Argentina would benefit from joining BRICS

0
385


Argentinian president-elect Javier Milei’s team in charge of international relations is reportedly weighing up whether Argentina should proceed with joining BRICS or not. This, according to experts the team has consulted, represents “an opportunity rather than a risk” for the country.

While a final official decision has yet to be made, whichever side the coin lands on will have a significant impact on Argentina’s economic future. That the right-wing libertarian president-elect is mulling the merits of joining may be indicative of a softening of his hard-line campaign stance. That stance included a number of provocative claims in addition to the suggestion that the South American country would not be one of the new members joining the BRICS grouping of the world’s five largest emerging markets.

Having secured victory in the election, that he is apparently willing to adopt a more pragmatic change in attitude comes as no surprise. Given that Milei is no longer in the opposition, he is now tasked with the seemingly impossible mission of navigating Argentina out of unprecedented economic woes marked by a triple-digit inflation, depleted foreign reserves and a poverty rate of more than 40 percent. Against this backdrop, good relations with the major emerging markets of BRICS are just too important for Argentina.

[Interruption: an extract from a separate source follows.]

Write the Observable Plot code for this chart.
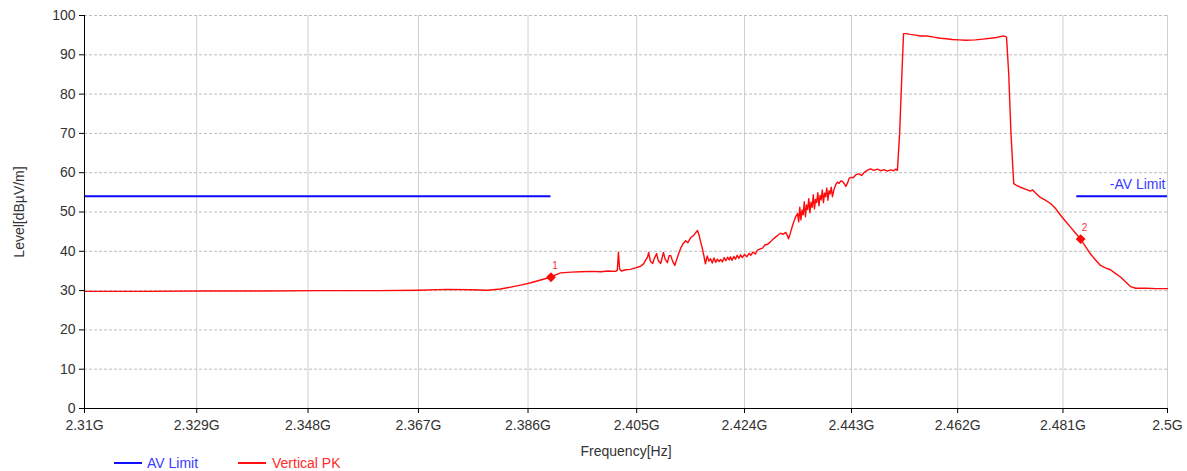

It would be akin to cutting off one’s nose to spite one’s face to distance Argentina from other emerging economy markets.

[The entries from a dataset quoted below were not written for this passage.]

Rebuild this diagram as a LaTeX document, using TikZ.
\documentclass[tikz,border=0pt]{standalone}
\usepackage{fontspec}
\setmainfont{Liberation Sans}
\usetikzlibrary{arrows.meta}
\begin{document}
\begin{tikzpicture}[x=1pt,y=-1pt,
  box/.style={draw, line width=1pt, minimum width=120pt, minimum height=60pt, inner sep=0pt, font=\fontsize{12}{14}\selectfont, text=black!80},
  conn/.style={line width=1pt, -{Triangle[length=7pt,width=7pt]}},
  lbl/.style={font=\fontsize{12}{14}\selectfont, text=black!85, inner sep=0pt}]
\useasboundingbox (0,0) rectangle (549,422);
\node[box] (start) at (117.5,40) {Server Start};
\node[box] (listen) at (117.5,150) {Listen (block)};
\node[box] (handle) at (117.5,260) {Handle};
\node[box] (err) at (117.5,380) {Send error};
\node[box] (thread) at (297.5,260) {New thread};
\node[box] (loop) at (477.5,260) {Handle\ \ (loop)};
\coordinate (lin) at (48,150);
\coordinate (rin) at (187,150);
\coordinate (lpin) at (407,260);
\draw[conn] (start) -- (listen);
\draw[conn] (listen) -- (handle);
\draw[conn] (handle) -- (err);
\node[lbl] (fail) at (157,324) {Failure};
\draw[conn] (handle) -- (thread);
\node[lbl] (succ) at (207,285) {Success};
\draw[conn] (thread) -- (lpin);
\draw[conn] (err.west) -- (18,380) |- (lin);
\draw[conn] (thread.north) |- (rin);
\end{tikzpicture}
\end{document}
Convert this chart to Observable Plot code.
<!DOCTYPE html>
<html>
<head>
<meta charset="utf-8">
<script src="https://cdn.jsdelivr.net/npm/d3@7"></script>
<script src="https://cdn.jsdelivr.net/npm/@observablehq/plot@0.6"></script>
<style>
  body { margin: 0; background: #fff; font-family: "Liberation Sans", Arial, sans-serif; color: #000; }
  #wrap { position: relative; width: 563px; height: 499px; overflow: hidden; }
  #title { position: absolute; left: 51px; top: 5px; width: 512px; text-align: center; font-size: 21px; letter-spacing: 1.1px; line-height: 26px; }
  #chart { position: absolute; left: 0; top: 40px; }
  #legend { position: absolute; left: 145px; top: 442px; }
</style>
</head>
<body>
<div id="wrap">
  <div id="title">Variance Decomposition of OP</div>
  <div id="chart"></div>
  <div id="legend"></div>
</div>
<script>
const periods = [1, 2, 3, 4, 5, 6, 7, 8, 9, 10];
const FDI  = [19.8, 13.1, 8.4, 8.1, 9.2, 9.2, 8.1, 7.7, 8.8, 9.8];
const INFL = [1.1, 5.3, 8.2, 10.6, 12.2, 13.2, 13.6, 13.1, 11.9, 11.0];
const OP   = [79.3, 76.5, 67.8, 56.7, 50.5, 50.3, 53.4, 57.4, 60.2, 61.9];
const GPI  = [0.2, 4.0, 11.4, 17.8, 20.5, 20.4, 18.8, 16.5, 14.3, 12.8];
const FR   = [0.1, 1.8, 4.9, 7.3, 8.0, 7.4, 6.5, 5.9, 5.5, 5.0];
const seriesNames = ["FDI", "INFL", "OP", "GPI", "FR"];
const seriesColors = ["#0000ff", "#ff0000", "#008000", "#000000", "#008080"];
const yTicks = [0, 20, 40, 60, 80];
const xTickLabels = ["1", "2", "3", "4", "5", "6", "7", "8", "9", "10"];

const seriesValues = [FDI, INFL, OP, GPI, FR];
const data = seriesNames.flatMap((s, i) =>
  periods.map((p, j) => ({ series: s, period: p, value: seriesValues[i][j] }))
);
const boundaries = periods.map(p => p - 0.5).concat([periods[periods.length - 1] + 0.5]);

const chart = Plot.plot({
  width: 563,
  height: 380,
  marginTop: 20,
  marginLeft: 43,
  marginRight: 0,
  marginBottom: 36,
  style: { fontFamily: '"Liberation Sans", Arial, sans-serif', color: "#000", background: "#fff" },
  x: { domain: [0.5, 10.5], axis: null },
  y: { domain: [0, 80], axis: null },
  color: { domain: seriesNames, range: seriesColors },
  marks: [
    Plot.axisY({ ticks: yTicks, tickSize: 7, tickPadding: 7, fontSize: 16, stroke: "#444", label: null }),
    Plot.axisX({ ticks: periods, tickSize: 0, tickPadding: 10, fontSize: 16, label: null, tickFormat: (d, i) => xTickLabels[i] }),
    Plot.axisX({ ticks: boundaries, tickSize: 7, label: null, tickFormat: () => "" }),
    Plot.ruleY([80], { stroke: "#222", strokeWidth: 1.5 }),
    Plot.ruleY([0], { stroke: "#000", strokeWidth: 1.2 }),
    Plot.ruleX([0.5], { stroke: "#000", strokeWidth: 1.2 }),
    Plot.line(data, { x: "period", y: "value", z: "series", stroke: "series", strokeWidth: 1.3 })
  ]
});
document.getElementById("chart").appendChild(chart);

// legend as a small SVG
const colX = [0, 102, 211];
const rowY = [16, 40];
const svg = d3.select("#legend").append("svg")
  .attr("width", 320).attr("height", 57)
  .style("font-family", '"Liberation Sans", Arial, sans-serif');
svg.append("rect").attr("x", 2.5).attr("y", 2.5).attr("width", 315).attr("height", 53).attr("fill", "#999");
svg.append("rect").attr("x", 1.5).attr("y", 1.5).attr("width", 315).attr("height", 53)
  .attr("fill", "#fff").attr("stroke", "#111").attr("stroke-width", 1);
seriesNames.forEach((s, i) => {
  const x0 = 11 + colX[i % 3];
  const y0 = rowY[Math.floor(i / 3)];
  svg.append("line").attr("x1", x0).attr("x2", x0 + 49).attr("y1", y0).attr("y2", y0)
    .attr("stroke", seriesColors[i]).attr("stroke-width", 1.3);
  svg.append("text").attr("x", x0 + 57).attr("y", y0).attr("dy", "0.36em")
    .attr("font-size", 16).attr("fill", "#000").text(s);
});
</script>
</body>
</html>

As outgoing president Alberto Fernandez said, joining BRICS would help Argentina “open up possibilities of joining new markets, of consolidating existing markets, of raising investment coming in, of creating jobs and raising imports”, all of which Argentina desperately needs.

Membership of the enlarged BRICS would definitely align the country with the economic dynamics of the BRICS member states, which combined already account for 42 percent of the world’s population and more than one-fourth of the global GDP. The new BRICS with the addition of six countries would represent 46 percent of the world population and around 37 percent of global GDP when measured at purchasing power parity.

The BRICS grouping has become an important platform for emerging markets and developing countries to strengthen solidarity and cooperation. The New Development Bank the group established in 2014, as well as the BRICS nations’ trillions of dollars in reserves, would be able to provide enough liquidity to help Argentina refinance its mounting debts.

Indeed, Argentina would have nothing to lose, but everything to gain, from its joining of BRICS. Not to do so would prove to be extremely costly for the country.